Stored data:
━━━

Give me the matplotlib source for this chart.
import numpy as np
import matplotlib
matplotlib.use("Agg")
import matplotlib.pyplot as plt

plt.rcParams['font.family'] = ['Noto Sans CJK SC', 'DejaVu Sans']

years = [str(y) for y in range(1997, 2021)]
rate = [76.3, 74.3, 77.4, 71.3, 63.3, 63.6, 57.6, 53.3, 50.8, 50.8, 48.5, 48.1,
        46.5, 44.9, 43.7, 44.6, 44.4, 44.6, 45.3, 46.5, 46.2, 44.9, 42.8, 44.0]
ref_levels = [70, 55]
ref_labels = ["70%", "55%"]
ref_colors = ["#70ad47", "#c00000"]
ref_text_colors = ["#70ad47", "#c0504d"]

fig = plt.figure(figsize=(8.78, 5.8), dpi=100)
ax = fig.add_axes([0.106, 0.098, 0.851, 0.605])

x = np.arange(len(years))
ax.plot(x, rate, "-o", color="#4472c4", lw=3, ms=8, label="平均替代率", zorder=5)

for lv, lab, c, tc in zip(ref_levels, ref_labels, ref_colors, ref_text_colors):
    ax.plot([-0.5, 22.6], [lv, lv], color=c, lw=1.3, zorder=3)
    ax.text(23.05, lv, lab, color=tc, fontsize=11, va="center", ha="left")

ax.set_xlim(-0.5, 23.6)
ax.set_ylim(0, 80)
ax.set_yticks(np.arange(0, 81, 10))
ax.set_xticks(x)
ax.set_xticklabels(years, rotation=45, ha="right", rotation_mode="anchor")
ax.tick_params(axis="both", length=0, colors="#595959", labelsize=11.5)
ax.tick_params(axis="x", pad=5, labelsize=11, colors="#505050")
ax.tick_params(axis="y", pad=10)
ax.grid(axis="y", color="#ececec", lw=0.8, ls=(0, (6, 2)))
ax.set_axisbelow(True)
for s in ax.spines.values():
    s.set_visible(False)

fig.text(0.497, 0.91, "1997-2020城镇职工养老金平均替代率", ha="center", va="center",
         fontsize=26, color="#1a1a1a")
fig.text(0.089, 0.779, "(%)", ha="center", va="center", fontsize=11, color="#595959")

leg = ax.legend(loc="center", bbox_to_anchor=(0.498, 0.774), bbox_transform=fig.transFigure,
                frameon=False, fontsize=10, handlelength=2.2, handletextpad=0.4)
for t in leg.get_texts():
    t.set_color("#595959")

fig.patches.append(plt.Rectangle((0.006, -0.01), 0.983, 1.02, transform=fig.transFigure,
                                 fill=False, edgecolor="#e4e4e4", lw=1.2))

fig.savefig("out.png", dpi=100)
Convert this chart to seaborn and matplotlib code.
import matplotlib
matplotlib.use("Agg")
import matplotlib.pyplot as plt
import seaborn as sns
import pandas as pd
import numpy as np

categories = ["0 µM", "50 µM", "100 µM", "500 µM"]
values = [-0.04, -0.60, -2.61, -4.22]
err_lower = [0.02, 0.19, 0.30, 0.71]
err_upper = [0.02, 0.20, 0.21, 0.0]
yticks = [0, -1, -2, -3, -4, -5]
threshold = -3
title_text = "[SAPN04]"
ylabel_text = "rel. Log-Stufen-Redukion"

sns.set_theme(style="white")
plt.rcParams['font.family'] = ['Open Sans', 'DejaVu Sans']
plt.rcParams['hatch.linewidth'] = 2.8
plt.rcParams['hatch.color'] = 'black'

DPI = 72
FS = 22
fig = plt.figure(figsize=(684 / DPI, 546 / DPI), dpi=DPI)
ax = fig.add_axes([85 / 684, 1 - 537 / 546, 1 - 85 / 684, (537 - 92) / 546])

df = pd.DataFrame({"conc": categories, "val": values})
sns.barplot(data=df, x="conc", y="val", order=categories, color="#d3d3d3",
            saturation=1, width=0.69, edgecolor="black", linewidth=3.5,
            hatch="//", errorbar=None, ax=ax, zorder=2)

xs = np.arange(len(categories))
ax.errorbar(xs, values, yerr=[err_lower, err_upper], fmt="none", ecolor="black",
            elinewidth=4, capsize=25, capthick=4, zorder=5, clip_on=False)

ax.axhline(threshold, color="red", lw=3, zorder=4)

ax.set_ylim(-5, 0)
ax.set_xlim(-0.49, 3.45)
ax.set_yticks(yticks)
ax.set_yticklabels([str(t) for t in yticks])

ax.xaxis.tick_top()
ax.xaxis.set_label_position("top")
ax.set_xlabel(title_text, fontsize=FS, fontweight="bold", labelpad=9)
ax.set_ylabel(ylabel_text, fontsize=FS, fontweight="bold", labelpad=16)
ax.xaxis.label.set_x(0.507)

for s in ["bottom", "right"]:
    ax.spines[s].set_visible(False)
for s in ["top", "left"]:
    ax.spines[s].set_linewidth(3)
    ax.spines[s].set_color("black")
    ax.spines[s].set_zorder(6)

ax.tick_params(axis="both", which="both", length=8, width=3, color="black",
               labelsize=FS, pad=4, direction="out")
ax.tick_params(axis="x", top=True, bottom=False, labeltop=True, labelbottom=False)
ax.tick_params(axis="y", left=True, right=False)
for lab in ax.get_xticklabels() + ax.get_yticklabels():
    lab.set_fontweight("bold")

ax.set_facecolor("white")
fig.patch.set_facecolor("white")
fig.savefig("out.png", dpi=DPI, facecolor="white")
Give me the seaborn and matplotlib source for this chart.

━━━

→ What to produce:
Tally how many lines in the material above hold the word "this". Write only that number.

→ Solution to the problem:
3